◆ **WORK TO COMPLETE**
Quote the whole listing exactly. Leave the pictures out of your copy.

☆ ☆ ☆ ☆

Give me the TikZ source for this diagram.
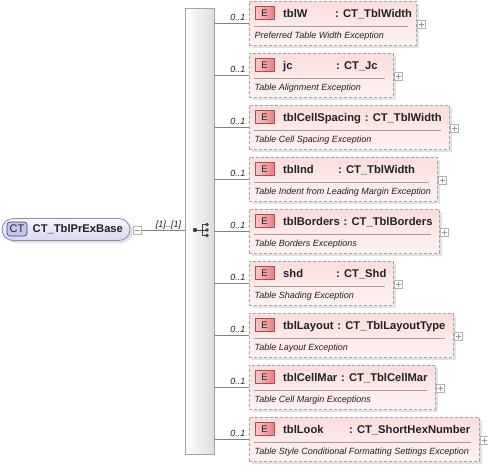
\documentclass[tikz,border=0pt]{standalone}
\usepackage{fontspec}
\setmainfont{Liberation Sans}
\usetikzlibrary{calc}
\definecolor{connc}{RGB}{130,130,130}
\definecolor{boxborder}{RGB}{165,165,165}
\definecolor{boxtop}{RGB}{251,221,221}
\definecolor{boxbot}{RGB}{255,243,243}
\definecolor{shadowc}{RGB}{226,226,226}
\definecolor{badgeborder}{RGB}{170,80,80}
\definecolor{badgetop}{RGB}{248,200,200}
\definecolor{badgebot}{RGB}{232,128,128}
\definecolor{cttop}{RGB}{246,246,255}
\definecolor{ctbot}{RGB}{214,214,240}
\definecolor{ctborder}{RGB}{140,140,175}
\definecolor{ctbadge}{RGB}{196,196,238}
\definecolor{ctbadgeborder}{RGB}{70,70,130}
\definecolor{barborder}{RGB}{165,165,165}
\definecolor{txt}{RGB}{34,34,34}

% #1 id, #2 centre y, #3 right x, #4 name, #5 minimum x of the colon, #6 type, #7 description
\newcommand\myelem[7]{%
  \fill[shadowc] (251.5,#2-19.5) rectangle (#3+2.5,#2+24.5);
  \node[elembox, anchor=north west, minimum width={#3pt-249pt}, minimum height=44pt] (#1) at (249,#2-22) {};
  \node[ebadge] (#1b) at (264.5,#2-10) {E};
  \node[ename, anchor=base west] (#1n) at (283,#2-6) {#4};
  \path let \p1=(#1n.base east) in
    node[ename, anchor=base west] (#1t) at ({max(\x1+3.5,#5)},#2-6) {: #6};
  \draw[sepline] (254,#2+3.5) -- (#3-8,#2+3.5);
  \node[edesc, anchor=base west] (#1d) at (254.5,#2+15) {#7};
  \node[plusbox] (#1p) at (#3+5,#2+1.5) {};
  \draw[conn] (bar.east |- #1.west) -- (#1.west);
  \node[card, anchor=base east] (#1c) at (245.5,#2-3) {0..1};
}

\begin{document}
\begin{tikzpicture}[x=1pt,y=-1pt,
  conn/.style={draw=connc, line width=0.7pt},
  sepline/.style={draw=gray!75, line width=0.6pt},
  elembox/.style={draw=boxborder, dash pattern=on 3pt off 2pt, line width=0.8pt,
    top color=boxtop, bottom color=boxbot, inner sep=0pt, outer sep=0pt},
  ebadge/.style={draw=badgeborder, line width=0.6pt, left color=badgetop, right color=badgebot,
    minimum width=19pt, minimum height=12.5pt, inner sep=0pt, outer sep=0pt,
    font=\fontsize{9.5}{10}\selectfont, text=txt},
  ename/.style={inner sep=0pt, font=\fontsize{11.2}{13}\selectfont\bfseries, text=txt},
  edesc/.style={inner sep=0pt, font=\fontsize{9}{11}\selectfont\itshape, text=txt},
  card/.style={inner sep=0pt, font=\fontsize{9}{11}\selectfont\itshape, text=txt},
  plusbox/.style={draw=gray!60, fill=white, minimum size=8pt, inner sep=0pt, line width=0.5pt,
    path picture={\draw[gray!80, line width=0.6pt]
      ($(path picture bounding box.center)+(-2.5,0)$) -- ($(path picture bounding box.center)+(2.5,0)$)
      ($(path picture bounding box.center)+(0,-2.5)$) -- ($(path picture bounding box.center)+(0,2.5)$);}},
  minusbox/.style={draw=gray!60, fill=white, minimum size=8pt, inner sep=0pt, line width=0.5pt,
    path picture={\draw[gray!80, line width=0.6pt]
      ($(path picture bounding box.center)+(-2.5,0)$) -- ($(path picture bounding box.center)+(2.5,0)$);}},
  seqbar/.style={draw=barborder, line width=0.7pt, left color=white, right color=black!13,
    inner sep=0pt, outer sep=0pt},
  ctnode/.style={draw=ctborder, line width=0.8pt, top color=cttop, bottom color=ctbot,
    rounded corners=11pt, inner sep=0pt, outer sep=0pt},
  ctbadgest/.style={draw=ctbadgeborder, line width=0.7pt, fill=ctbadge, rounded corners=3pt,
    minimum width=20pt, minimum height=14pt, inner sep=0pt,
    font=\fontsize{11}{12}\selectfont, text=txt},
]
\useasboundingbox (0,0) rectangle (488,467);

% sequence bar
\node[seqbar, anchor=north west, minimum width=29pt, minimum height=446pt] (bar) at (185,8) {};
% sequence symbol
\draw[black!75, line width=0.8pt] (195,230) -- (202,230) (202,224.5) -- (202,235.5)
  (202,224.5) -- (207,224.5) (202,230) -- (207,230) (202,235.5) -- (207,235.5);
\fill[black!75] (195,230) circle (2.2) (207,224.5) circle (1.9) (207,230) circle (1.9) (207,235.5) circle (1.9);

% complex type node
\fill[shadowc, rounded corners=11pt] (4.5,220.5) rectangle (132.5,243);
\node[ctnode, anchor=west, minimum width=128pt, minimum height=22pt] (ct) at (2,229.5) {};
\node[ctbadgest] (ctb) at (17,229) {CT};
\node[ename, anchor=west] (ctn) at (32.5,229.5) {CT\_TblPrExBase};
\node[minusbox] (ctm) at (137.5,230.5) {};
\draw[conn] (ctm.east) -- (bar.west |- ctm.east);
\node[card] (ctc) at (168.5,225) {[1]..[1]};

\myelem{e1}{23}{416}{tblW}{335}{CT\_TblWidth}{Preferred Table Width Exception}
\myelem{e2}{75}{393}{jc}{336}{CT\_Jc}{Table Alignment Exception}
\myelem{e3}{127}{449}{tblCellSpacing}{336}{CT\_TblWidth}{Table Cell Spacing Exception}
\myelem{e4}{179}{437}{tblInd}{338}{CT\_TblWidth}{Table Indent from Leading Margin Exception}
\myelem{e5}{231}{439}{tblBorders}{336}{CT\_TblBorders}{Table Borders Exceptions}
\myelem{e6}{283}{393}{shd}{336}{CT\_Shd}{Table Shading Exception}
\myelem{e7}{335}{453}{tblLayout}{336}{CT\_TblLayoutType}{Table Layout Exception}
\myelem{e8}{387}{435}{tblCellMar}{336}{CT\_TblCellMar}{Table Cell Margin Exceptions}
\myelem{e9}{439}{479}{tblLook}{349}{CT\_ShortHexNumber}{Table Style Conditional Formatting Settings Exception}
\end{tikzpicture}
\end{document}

☆ ☆ ☆ ☆

◆ **ANSWER TO THE TASK**
Give me the TikZ source for this diagram.
\documentclass[tikz,border=0pt]{standalone}
\usepackage{fontspec}
\setmainfont{Liberation Sans}
\usetikzlibrary{calc}
\definecolor{connc}{RGB}{130,130,130}
\definecolor{boxborder}{RGB}{165,165,165}
\definecolor{boxtop}{RGB}{251,221,221}
\definecolor{boxbot}{RGB}{255,243,243}
\definecolor{shadowc}{RGB}{226,226,226}
\definecolor{badgeborder}{RGB}{170,80,80}
\definecolor{badgetop}{RGB}{248,200,200}
\definecolor{badgebot}{RGB}{232,128,128}
\definecolor{cttop}{RGB}{246,246,255}
\definecolor{ctbot}{RGB}{214,214,240}
\definecolor{ctborder}{RGB}{140,140,175}
\definecolor{ctbadge}{RGB}{196,196,238}
\definecolor{ctbadgeborder}{RGB}{70,70,130}
\definecolor{barborder}{RGB}{165,165,165}
\definecolor{txt}{RGB}{34,34,34}

% #1 id, #2 centre y, #3 right x, #4 name, #5 minimum x of the colon, #6 type, #7 description
\newcommand\myelem[7]{%
  \fill[shadowc] (251.5,#2-19.5) rectangle (#3+2.5,#2+24.5);
  \node[elembox, anchor=north west, minimum width={#3pt-249pt}, minimum height=44pt] (#1) at (249,#2-22) {};
  \node[ebadge] (#1b) at (264.5,#2-10) {E};
  \node[ename, anchor=base west] (#1n) at (283,#2-6) {#4};
  \path let \p1=(#1n.base east) in
    node[ename, anchor=base west] (#1t) at ({max(\x1+3.5,#5)},#2-6) {: #6};
  \draw[sepline] (254,#2+3.5) -- (#3-8,#2+3.5);
  \node[edesc, anchor=base west] (#1d) at (254.5,#2+15) {#7};
  \node[plusbox] (#1p) at (#3+5,#2+1.5) {};
  \draw[conn] (bar.east |- #1.west) -- (#1.west);
  \node[card, anchor=base east] (#1c) at (245.5,#2-3) {0..1};
}

\begin{document}
\begin{tikzpicture}[x=1pt,y=-1pt,
  conn/.style={draw=connc, line width=0.7pt},
  sepline/.style={draw=gray!75, line width=0.6pt},
  elembox/.style={draw=boxborder, dash pattern=on 3pt off 2pt, line width=0.8pt,
    top color=boxtop, bottom color=boxbot, inner sep=0pt, outer sep=0pt},
  ebadge/.style={draw=badgeborder, line width=0.6pt, left color=badgetop, right color=badgebot,
    minimum width=19pt, minimum height=12.5pt, inner sep=0pt, outer sep=0pt,
    font=\fontsize{9.5}{10}\selectfont, text=txt},
  ename/.style={inner sep=0pt, font=\fontsize{11.2}{13}\selectfont\bfseries, text=txt},
  edesc/.style={inner sep=0pt, font=\fontsize{9}{11}\selectfont\itshape, text=txt},
  card/.style={inner sep=0pt, font=\fontsize{9}{11}\selectfont\itshape, text=txt},
  plusbox/.style={draw=gray!60, fill=white, minimum size=8pt, inner sep=0pt, line width=0.5pt,
    path picture={\draw[gray!80, line width=0.6pt]
      ($(path picture bounding box.center)+(-2.5,0)$) -- ($(path picture bounding box.center)+(2.5,0)$)
      ($(path picture bounding box.center)+(0,-2.5)$) -- ($(path picture bounding box.center)+(0,2.5)$);}},
  minusbox/.style={draw=gray!60, fill=white, minimum size=8pt, inner sep=0pt, line width=0.5pt,
    path picture={\draw[gray!80, line width=0.6pt]
      ($(path picture bounding box.center)+(-2.5,0)$) -- ($(path picture bounding box.center)+(2.5,0)$);}},
  seqbar/.style={draw=barborder, line width=0.7pt, left color=white, right color=black!13,
    inner sep=0pt, outer sep=0pt},
  ctnode/.style={draw=ctborder, line width=0.8pt, top color=cttop, bottom color=ctbot,
    rounded corners=11pt, inner sep=0pt, outer sep=0pt},
  ctbadgest/.style={draw=ctbadgeborder, line width=0.7pt, fill=ctbadge, rounded corners=3pt,
    minimum width=20pt, minimum height=14pt, inner sep=0pt,
    font=\fontsize{11}{12}\selectfont, text=txt},
]
\useasboundingbox (0,0) rectangle (488,467);

% sequence bar
\node[seqbar, anchor=north west, minimum width=29pt, minimum height=446pt] (bar) at (185,8) {};
% sequence symbol
\draw[black!75, line width=0.8pt] (195,230) -- (202,230) (202,224.5) -- (202,235.5)
  (202,224.5) -- (207,224.5) (202,230) -- (207,230) (202,235.5) -- (207,235.5);
\fill[black!75] (195,230) circle (2.2) (207,224.5) circle (1.9) (207,230) circle (1.9) (207,235.5) circle (1.9);

% complex type node
\fill[shadowc, rounded corners=11pt] (4.5,220.5) rectangle (132.5,243);
\node[ctnode, anchor=west, minimum width=128pt, minimum height=22pt] (ct) at (2,229.5) {};
\node[ctbadgest] (ctb) at (17,229) {CT};
\node[ename, anchor=west] (ctn) at (32.5,229.5) {CT\_TblPrExBase};
\node[minusbox] (ctm) at (137.5,230.5) {};
\draw[conn] (ctm.east) -- (bar.west |- ctm.east);
\node[card] (ctc) at (168.5,225) {[1]..[1]};

\myelem{e1}{23}{416}{tblW}{335}{CT\_TblWidth}{Preferred Table Width Exception}
\myelem{e2}{75}{393}{jc}{336}{CT\_Jc}{Table Alignment Exception}
\myelem{e3}{127}{449}{tblCellSpacing}{336}{CT\_TblWidth}{Table Cell Spacing Exception}
\myelem{e4}{179}{437}{tblInd}{338}{CT\_TblWidth}{Table Indent from Leading Margin Exception}
\myelem{e5}{231}{439}{tblBorders}{336}{CT\_TblBorders}{Table Borders Exceptions}
\myelem{e6}{283}{393}{shd}{336}{CT\_Shd}{Table Shading Exception}
\myelem{e7}{335}{453}{tblLayout}{336}{CT\_TblLayoutType}{Table Layout Exception}
\myelem{e8}{387}{435}{tblCellMar}{336}{CT\_TblCellMar}{Table Cell Margin Exceptions}
\myelem{e9}{439}{479}{tblLook}{349}{CT\_ShortHexNumber}{Table Style Conditional Formatting Settings Exception}
\end{tikzpicture}
\end{document}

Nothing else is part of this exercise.